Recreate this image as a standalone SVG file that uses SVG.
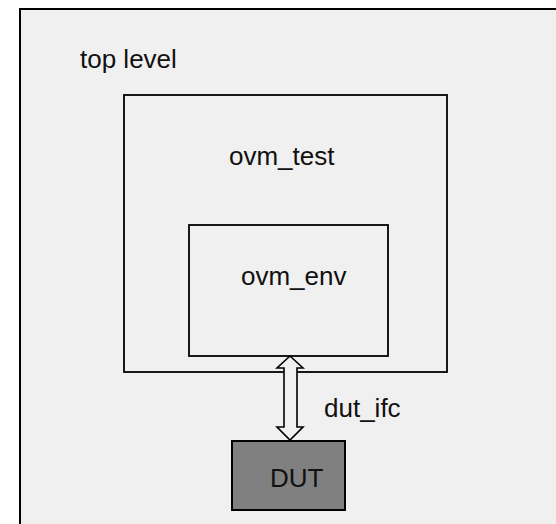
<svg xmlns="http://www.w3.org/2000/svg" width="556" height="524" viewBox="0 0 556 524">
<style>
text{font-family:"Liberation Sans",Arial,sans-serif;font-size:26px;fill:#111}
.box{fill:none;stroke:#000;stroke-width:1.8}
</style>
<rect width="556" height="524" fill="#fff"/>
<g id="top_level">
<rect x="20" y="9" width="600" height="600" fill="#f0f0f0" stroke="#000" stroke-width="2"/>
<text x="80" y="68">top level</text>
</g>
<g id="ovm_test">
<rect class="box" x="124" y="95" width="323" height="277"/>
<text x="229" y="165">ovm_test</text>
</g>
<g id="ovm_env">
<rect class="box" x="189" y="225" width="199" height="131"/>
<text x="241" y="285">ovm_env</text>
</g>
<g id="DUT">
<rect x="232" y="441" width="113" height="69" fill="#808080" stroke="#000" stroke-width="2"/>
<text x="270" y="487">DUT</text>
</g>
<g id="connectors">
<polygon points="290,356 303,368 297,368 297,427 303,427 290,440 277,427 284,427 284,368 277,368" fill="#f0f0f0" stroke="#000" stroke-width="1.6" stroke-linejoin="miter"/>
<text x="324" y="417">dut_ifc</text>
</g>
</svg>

■ To be done ■
Write out the listing above exactly as it stands, pictures excluded.

■ Answer to the problem ■
Recreate this image as a standalone SVG file that uses SVG.
<svg xmlns="http://www.w3.org/2000/svg" width="556" height="524" viewBox="0 0 556 524">
<style>
text{font-family:"Liberation Sans",Arial,sans-serif;font-size:26px;fill:#111}
.box{fill:none;stroke:#000;stroke-width:1.8}
</style>
<rect width="556" height="524" fill="#fff"/>
<g id="top_level">
<rect x="20" y="9" width="600" height="600" fill="#f0f0f0" stroke="#000" stroke-width="2"/>
<text x="80" y="68">top level</text>
</g>
<g id="ovm_test">
<rect class="box" x="124" y="95" width="323" height="277"/>
<text x="229" y="165">ovm_test</text>
</g>
<g id="ovm_env">
<rect class="box" x="189" y="225" width="199" height="131"/>
<text x="241" y="285">ovm_env</text>
</g>
<g id="DUT">
<rect x="232" y="441" width="113" height="69" fill="#808080" stroke="#000" stroke-width="2"/>
<text x="270" y="487">DUT</text>
</g>
<g id="connectors">
<polygon points="290,356 303,368 297,368 297,427 303,427 290,440 277,427 284,427 284,368 277,368" fill="#f0f0f0" stroke="#000" stroke-width="1.6" stroke-linejoin="miter"/>
<text x="324" y="417">dut_ifc</text>
</g>
</svg>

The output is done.